■ To do: Below are the entries; count the lines in them that contain the word "document" and give only the number.

Record excerpts start

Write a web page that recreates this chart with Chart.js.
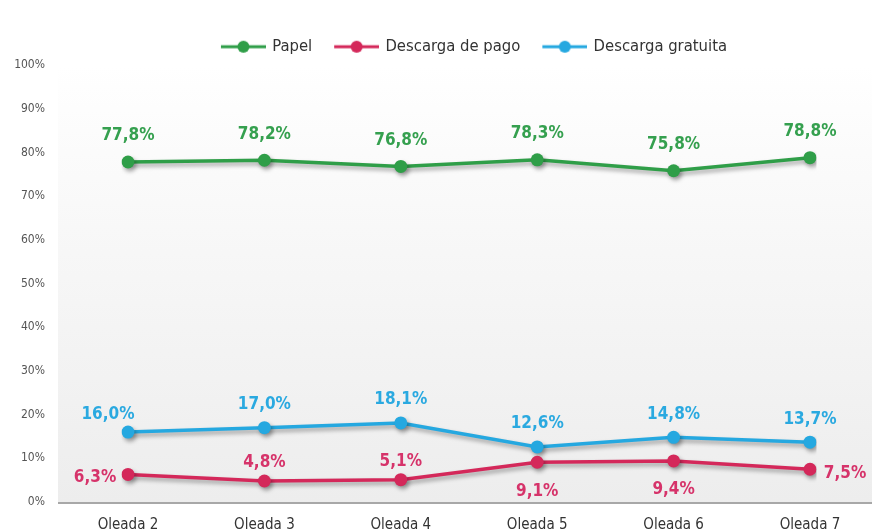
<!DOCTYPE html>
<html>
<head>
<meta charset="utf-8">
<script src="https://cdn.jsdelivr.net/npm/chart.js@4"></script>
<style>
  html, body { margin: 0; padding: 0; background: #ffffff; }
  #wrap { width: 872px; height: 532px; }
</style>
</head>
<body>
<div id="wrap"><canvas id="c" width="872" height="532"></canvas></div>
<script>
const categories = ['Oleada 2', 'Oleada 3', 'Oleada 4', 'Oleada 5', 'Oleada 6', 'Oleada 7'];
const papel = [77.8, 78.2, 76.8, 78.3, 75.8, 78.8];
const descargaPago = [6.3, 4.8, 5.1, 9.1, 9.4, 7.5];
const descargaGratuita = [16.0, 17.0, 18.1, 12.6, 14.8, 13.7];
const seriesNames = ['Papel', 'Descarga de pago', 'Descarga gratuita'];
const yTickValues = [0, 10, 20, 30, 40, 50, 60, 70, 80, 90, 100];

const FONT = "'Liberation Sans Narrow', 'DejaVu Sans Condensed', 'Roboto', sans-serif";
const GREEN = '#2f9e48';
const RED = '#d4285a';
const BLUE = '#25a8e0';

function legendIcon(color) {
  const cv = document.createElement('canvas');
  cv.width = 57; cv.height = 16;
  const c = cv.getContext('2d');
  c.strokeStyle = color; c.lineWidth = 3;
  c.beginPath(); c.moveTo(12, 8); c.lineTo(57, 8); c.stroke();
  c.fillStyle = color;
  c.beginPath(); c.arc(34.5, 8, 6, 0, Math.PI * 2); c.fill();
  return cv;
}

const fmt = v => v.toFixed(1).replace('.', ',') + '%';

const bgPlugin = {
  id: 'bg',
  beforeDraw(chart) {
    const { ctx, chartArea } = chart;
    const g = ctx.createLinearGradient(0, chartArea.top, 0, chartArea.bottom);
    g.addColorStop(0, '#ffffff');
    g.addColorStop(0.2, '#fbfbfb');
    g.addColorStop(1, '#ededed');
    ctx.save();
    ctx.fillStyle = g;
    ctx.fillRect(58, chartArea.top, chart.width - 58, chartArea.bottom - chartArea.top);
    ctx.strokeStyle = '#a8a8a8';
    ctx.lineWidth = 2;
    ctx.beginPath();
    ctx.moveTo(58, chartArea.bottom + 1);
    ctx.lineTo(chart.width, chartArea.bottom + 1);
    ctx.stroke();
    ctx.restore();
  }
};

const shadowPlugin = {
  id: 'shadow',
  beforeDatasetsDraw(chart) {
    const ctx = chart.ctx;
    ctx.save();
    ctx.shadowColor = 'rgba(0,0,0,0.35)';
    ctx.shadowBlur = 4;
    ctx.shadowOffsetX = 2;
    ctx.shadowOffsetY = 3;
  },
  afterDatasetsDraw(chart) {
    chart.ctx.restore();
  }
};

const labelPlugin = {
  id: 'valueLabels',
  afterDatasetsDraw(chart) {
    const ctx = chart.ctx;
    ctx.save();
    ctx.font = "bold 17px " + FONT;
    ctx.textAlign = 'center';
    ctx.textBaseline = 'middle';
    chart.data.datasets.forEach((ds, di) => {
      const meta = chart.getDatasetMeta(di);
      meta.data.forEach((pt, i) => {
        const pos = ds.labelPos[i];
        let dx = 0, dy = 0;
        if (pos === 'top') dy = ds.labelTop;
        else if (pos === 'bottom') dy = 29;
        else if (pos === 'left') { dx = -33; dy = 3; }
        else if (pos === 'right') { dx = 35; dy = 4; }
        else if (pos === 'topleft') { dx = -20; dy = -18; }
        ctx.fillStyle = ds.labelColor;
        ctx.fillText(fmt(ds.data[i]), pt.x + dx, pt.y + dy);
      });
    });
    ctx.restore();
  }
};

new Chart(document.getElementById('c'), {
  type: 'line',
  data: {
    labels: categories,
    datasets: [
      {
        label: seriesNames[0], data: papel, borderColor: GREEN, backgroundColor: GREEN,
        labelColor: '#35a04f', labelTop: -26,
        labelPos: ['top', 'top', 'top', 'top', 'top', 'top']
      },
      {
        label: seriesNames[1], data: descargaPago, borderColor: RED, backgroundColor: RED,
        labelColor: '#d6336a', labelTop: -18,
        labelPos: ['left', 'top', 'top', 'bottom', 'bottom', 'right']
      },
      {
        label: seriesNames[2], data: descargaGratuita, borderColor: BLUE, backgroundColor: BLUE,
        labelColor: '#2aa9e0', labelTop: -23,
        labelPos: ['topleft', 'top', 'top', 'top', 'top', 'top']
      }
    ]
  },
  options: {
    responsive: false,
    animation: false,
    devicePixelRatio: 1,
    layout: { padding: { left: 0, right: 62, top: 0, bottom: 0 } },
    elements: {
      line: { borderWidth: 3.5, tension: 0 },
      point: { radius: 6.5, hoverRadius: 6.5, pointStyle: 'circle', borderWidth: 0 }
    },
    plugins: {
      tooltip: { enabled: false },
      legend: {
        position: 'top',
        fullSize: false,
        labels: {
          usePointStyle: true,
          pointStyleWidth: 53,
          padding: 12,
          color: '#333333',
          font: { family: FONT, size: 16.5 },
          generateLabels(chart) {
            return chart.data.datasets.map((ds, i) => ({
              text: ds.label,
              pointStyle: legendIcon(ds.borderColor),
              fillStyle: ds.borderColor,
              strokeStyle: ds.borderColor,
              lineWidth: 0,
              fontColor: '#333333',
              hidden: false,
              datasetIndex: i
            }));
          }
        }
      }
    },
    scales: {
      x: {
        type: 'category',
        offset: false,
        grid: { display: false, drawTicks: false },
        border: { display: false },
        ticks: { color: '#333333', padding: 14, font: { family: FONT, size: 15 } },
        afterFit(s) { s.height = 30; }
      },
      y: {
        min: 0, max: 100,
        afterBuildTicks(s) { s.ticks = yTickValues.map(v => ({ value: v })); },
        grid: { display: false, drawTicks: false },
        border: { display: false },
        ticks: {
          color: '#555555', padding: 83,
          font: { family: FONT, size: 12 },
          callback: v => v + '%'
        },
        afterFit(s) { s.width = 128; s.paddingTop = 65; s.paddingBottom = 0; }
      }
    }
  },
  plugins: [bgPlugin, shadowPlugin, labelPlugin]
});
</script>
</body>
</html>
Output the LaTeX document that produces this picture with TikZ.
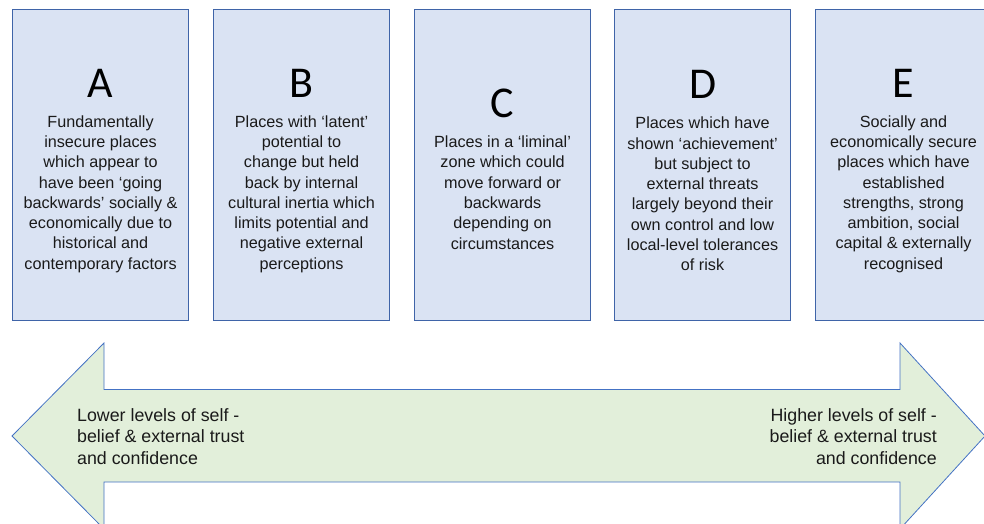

Record excerpts end

■ Output for this exercise: 3